Is it just me, or is there a moral disconnect here? The international press is reporting that India intends to launch a space vehicle which is slated to orbit Mars. India's space program is reported to cost the country US$ 1.1 billion (yes! that is "_illion" with a B) annually from 2011-2013.
I am kind of wondering how extensive a sanitation infrastructure India could have had for the combined budgets of their space and nuclear weapon's programs?
I am also wondering at what point practitioners from the global health community start to call into question the ethical and moral responsibility of a government toward its citizens? For myself, I think I have reached that point - the next time I get solicited (a.k.a. fleeced) for some health project in India I may just tell them to go to h... Mars, because to me, this stinks worse than the cholera ward I once worked in.”

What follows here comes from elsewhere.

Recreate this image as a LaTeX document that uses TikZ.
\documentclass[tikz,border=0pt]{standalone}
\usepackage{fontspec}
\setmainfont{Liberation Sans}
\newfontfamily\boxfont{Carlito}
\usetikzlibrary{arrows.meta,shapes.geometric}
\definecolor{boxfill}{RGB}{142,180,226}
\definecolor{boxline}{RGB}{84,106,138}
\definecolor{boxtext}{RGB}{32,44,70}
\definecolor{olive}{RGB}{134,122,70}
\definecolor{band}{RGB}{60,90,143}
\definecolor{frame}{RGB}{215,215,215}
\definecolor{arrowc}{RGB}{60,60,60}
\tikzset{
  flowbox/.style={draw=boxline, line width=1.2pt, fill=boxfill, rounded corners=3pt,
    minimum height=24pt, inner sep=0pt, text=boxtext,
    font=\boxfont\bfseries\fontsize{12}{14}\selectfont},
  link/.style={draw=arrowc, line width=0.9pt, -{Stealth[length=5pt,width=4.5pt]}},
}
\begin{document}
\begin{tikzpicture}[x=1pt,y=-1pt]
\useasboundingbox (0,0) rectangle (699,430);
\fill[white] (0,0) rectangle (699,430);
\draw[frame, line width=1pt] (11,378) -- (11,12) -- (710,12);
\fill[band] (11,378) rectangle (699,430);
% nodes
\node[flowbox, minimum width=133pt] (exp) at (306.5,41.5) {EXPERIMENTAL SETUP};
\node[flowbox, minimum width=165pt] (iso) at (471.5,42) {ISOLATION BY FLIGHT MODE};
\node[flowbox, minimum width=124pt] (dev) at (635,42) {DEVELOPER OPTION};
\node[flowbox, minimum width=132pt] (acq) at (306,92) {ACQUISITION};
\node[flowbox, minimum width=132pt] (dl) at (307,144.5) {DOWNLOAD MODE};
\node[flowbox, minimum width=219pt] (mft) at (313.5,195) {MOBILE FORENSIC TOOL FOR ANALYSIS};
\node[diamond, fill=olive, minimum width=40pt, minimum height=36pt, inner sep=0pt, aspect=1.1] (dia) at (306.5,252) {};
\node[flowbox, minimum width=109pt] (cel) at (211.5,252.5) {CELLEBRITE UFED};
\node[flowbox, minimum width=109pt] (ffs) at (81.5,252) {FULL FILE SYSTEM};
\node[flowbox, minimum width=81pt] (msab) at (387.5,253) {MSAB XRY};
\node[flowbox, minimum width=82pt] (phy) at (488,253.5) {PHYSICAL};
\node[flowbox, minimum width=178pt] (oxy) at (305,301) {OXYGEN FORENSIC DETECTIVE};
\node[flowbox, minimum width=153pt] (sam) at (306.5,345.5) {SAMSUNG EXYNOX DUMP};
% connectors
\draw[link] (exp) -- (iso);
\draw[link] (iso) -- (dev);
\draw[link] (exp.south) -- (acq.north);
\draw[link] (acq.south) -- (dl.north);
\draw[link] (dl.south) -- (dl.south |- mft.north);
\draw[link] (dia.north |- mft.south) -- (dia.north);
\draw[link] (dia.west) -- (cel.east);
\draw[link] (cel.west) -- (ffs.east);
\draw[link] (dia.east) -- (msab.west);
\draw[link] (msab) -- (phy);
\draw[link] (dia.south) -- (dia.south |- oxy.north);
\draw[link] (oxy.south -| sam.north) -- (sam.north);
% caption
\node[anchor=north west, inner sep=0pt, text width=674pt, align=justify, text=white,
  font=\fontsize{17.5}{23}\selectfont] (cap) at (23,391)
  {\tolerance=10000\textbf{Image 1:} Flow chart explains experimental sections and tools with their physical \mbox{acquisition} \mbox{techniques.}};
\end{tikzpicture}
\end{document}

In hindsight (a.k.a., on re-reading the post a few days later), it appears as more of a personal rant rather than what it was intended to be, namely, an expression of disbelief at the misplaced priorities. So my questions to the Philosophers are – (1) how could I have presented this situation from a moral and/or ethical perspective without it appearing as a rant? and (2) is there a philosophical perspective that I could have referenced or drawn from that would have set a higher priority to public good of health care over science, without it appearing to be anti-science, as I am not opposed to scientific research?
Thank you for your time. Regards Doug N.

November 14, 2013

Response from Oliver Leaman on November 17, 2013
Well, India is a democracy and so one has to suspect that a substantial part of the population is in favor of such expenditure. Perhaps even those who have no flush toilets. Then there is the prospect that out of the Mars project there will be a result which may be of general benefit to even the poorest part of the population. I have no idea what the situation is here but presumably the Indian government is going to argue that the expenditure is worthwhile for the general population.

It seems obvious that when there is spending on something that looks superfluous while there are unmet basic needs in society, that a reallocation of resources needs to take place. But why? If I choose to spend my last few dollars on champagne and not my rent, which results in my becoming homeless, it is my choice. If I ask you to cover the rent money, you may well decline. But then it is up to you. I think the Indians are fed up with being regarded as basket cases when much that goes on in the country is the reverse of that. It is for them to decide how to allocate their resources. A basic principle of charity is that one gives money freely and perhaps hopes it will be well used. It is paternalistic to adopt any other attitude.

I realize that I have not succeeded in rephrasing your two interesting questions but I think they are based on a suspect presupposition that there is something here morally questionable.